With the Seattle Kraken, and even in Toronto, he showed his strengths back in his own zone at even strength and on the penalty kill. His game stems from smart positioning, versus relying on physical play. That makes him, at the very least, a good fourth line option for most teams in the league with the potential to move up wherever needed. Teams could do a lot worse than the forward who is projected to sign for one year at less than a million, according to Evolving-Hockey.

Frank Vatrano

And finally, for someone who brings offence. Like the three aforementioned players, Vatrano was a low-risk add at the deadline to bolster a team’s postseason chances. He went from a depth player with the Florida Panthers who couldn’t carve out a mainstay role to a top-liner with the New York Rangers.
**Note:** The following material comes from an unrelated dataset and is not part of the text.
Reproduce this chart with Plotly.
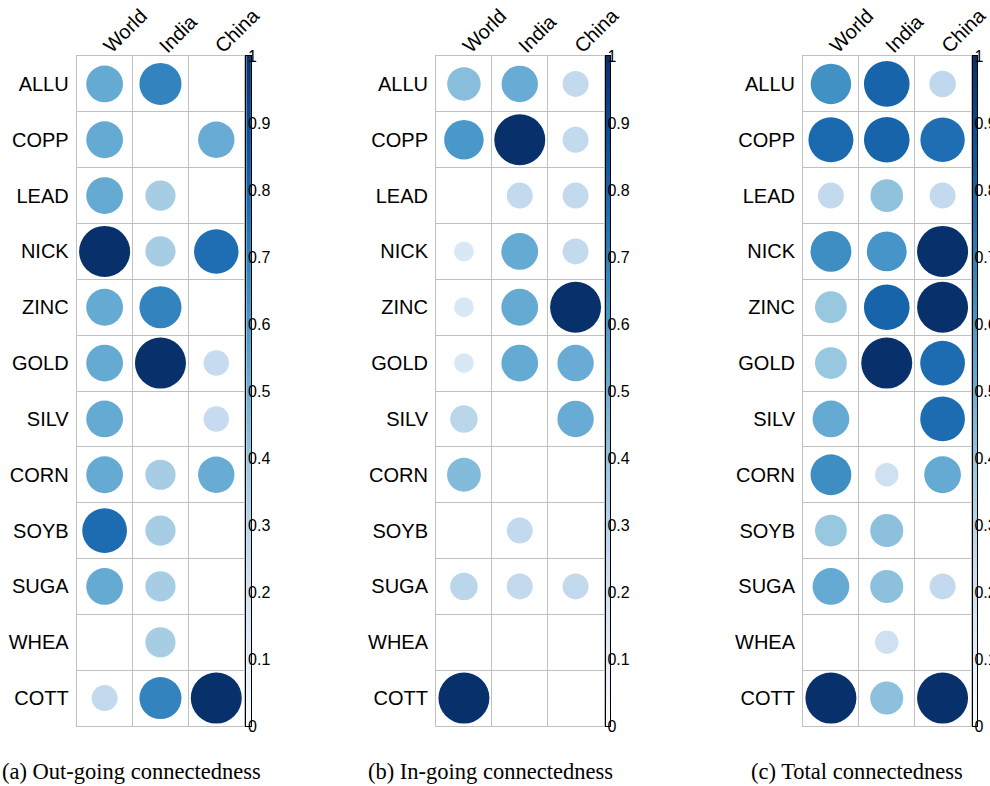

Post-deadline, the winger spent over 186 even strength minutes with Mika Zibanejad and Chris Kreider and the trio earned a 59.2 percent expected goals rate. That was the second-best rate of any combination that spent at least 100 minutes together this past year for the Rangers. He held onto that role for much of the playoffs as well.

Evolving-Hockey doesn’t have Vatrano costing too much; the highest probability belongs to a four year contract that carries a $3.9 million cap hit. But if a team doesn’t want to commit to that term, it could push his AAV lower to the $2 million range.

That’s pretty cost effective for a player who could slot right into the middle-six on a team deeper than the Rangers. At five-on-five, Vatrano can push the slot area and generate scoring chances off the rush and the cycle. And he can recover loose pucks to keep plays alive and extend his team’s zone time. Plus, he has the finishing ability to match — that shows in his scoring rate over the year. The drawback is that he isn’t some defensive stalwart and he’s streaky, but his usage can be maximized within a lineup to add some secondary scoring.

Data via Sportlogiq, contract projections from Evolving-Hockey.